The urban poor who gradually settled down in Khori Gaon are subject to the multiple marginalities of class and caste. Myopic arguments to conserve the environment ignore the rights of the people who have been pushed to the fringes of booming cities due to the failure of both Delhi and Haryana governments to provide them with affordable housing.
“When the earliest of us moved in, the land was almost uninhabitable, filled with potholes, uneven and totally barren. We planted trees, built our houses brick by brick, made this place beautiful and livable. Now the government wants the land back! They should’ve taken it when it was worth in dirt, and not in gold,” Paswan said. By tearing down Khori Gaon, the SC denied their history: a history that is repeatedly rewritten through spates of demolitions. On 21 April 2022, six MCF bulldozers and a Police bus arrived at Khori Gaon. By midday, bulldozers were tearing down the shanties of people who were neither eligible for rehabilitation nor could afford to rent accommodation. Arshad Ali (26), who witnessed the demolition, said that “they were also pouring rubble to block the pathways through which people could leave and enter their shanties. No one knows what will happen next.”

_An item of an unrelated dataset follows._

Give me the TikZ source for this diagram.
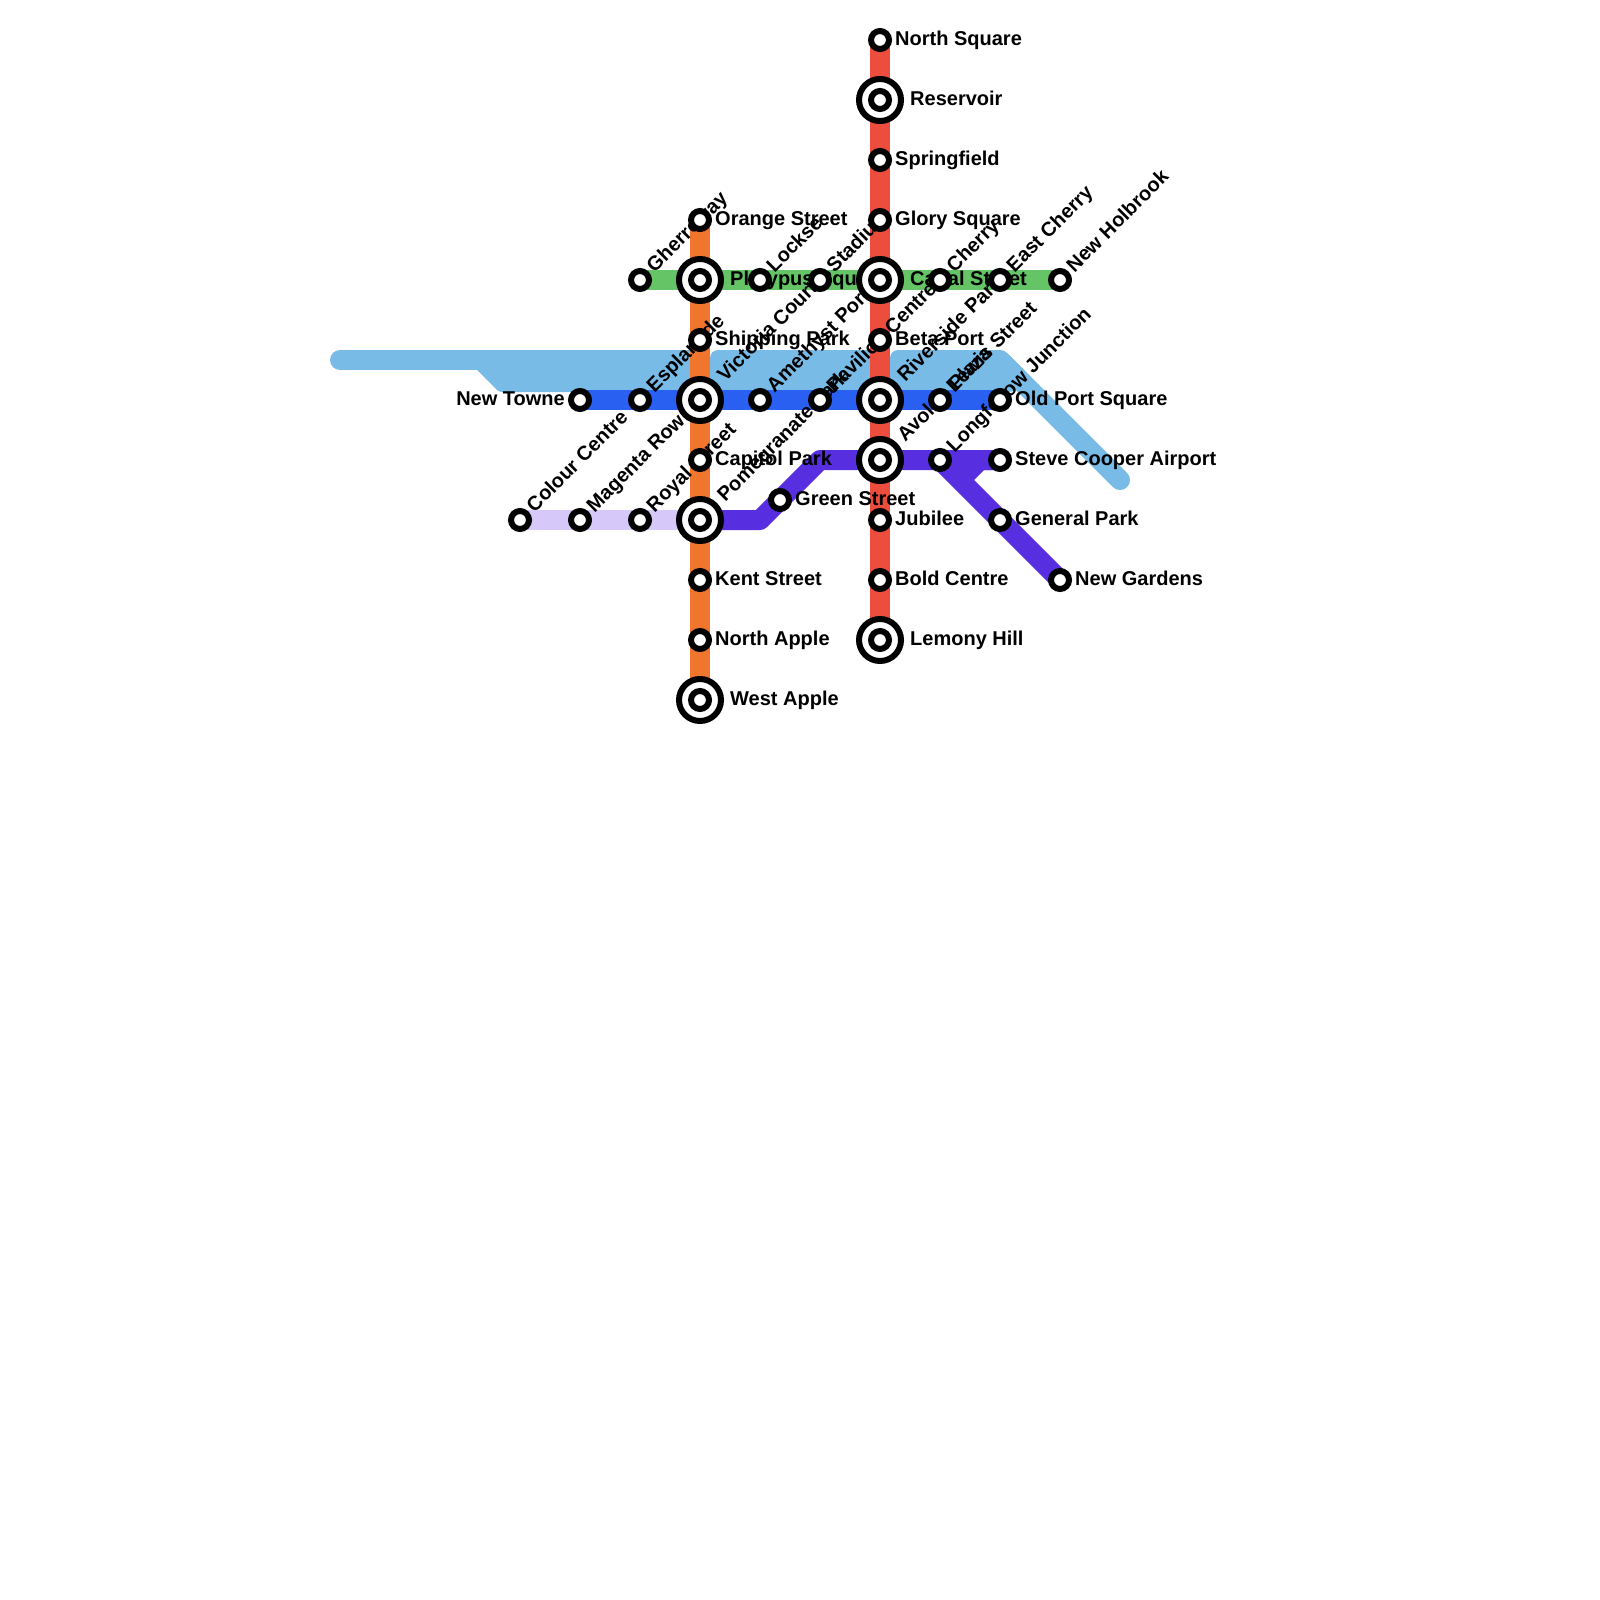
\documentclass[tikz,border=0pt]{standalone}
\usepackage{fontspec}
\setmainfont{Liberation Sans}
\definecolor{lred}{HTML}{EC4D3C}
\definecolor{lorange}{HTML}{F0752D}
\definecolor{lgreen}{HTML}{64C466}
\definecolor{lblue}{HTML}{2A60F2}
\definecolor{lpurple}{HTML}{572FE0}
\definecolor{llilac}{HTML}{D6C9F9}
\definecolor{lsky}{HTML}{78BBE7}
\tikzset{
  metro/.style={line width=20pt,line join=round},
  st/.style={circle,draw=black,fill=white,line width=6pt,minimum size=18pt,inner sep=0pt},
  xring/.style={circle,draw=black,fill=white,line width=6pt,minimum size=42pt,inner sep=0pt},
  lab/.style={font=\fontsize{20}{24}\selectfont\bfseries,inner sep=0pt,text=black},
  lr/.style={lab,anchor=base west},
  ll/.style={lab,anchor=base east},
  ld/.style={lab,anchor=base west,rotate=45},
}
% station helpers: name, x, y, text
\newcommand{\stR}[4]{\node[lr] at (#2+15,#3+5.5) {#4};\coordinate (#1) at (#2,#3);}
\newcommand{\stD}[4]{\node[ld] at (#2+14.5,#3-6.7) {#4};\coordinate (#1) at (#2,#3);}
\newcommand{\xcR}[4]{\node[lr] at (#2+30,#3+5.5) {#4};\coordinate (#1) at (#2,#3);}
\newcommand{\xcD}[4]{\node[ld] at (#2+25.1,#3-17.3) {#4};\coordinate (#1) at (#2,#3);}
\begin{document}
\begin{tikzpicture}[x=1pt,y=-1pt]
\useasboundingbox (0,0) rectangle (1600,1600);
% sky-blue line
\draw[lsky,metro,line cap=round] (340,360) -- (485,360);
\fill[lsky] (470,350) -- (705,350) -- (705,392) -- (503,392) to[rounded corners=3pt] (499,392) -- (477,370) -- cycle;
\fill[lsky,rounded corners=8pt] (710,350) -- (885,350) -- (885,392) -- (710,392) -- cycle;
\fill[lsky,rounded corners=8pt] (890,350) -- (1004,350) -- (1030,376) -- (1016,392) -- (890,392) -- cycle;
\draw[lsky,metro,line cap=round] (1000,360) -- (1120,480);
% other lines
\draw[llilac,metro] (520,520) -- (700,520);
\draw[lorange,metro] (700,220) -- (700,700);
\draw[lgreen,metro] (640,280) -- (1060,280);
\draw[lblue,metro] (580,400) -- (1000,400);
\draw[lpurple,metro] (700,520) -- (760,520) -- (820,460) -- (1000,460);
\draw[lpurple,metro] (940,460) -- (1060,580);
\draw[lpurple,metro] (1000,460) -- (980,460) -- (960,480);
\draw[lred,metro] (880,40) -- (880,640);
% labels
\stR{a1}{700}{220}{Orange Street}
\xcR{a2}{700}{280}{Platypus Square}
\stR{a3}{700}{340}{Shipping Park}
\xcD{a4}{700}{400}{Victoria Court}
\stR{a5}{700}{460}{Capitol Park}
\xcD{a6}{700}{520}{Pomegranate Park}
\stR{a7}{700}{580}{Kent Street}
\stR{a8}{700}{640}{North Apple}
\xcR{a9}{700}{700}{West Apple}
\stR{r1}{880}{40}{North Square}
\xcR{r2}{880}{100}{Reservoir}
\stR{r3}{880}{160}{Springfield}
\stR{r4}{880}{220}{Glory Square}
\xcR{r5}{880}{280}{Canal Street}
\stR{r6}{880}{340}{Beta Port}
\xcD{r7}{880}{400}{Riverside Park}
\xcD{r8}{880}{460}{Avolon Plaza}
\stR{r9}{880}{520}{Jubilee}
\stR{r10}{880}{580}{Bold Centre}
\xcR{r11}{880}{640}{Lemony Hill}
\stD{g1}{640}{280}{Gherroway}
\stD{g2}{760}{280}{Lockse}
\stD{g3}{820}{280}{Stadium}
\stD{g4}{940}{280}{Cherry}
\stD{g5}{1000}{280}{East Cherry}
\stD{g6}{1060}{280}{New Holbrook}
\node[ll] at (565,405.5) {New Towne};
\coordinate (b1) at (580,400);
\stD{b2}{640}{400}{Esplanade}
\stD{b3}{760}{400}{Amethyst Port}
\stD{b4}{820}{400}{Pavilion Centre}
\stD{b5}{940}{400}{Lewis Street}
\stR{b6}{1000}{400}{Old Port Square}
\stD{l1}{520}{520}{Colour Centre}
\stD{l2}{580}{520}{Magenta Row}
\stD{l3}{640}{520}{Royal Street}
\stR{p1}{780}{500}{Green Street}
\stD{p2}{940}{460}{Longfellow Junction}
\stR{p3}{1000}{460}{Steve Cooper Airport}
\stR{p4}{1000}{520}{General Park}
\stR{p5}{1060}{580}{New Gardens}
% stations
\foreach \n in {a1,a3,a5,a7,a8,r1,r3,r4,r6,r9,r10,g1,g2,g3,g4,g5,g6,b1,b2,b3,b4,b5,b6,l1,l2,l3,p1,p2,p3,p4,p5}
  \node[st] at (\n) {};
\foreach \n in {a2,a4,a6,a9,r2,r5,r7,r8,r11} {
  \node[xring] at (\n) {};
  \node[st] at (\n) {};
}
\end{tikzpicture}
\end{document}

Reena Devi and her husband Ajeet Bhaitha (42), who were earlier extorted by the Police in return for the promise of security, have now to pay off loans for a house that no longer exists. Bhaitha has been working night shifts with higher pay at a garment factory for three years so their informal loans could be paid back faster. “All that hard work was fine, at least I had a house to call my own. The demolition has set us back at least 20 years. Except, it’s worse now, as we have children to fend for.”
Their daughter Muskan Kumari (18) started studying Arts in 2021. Her talents include singing and dancing and showed me photos of the accolades she won in these fields. However, the photos stopped abruptly in July 2021. Since then, her phone’s gallery only has photos and videos of demolitions, bulldozers and meetings organized to strengthen the ground level resistance of Khori Gaon. Since 27 April 2022, a sizeable Police force has been supervising ongoing demolitions in Khori Gaon. Through its latest order, the SC has again welcomed the Police presence by ruling that the MCF may request it whenever necessary for “security reasons.” Muskan reflected: “They won’t spare either Khori Gaon or us, so it’s time for a different dream now. I want to become a video journalist and show the world that Khori Gaon deserves justice.”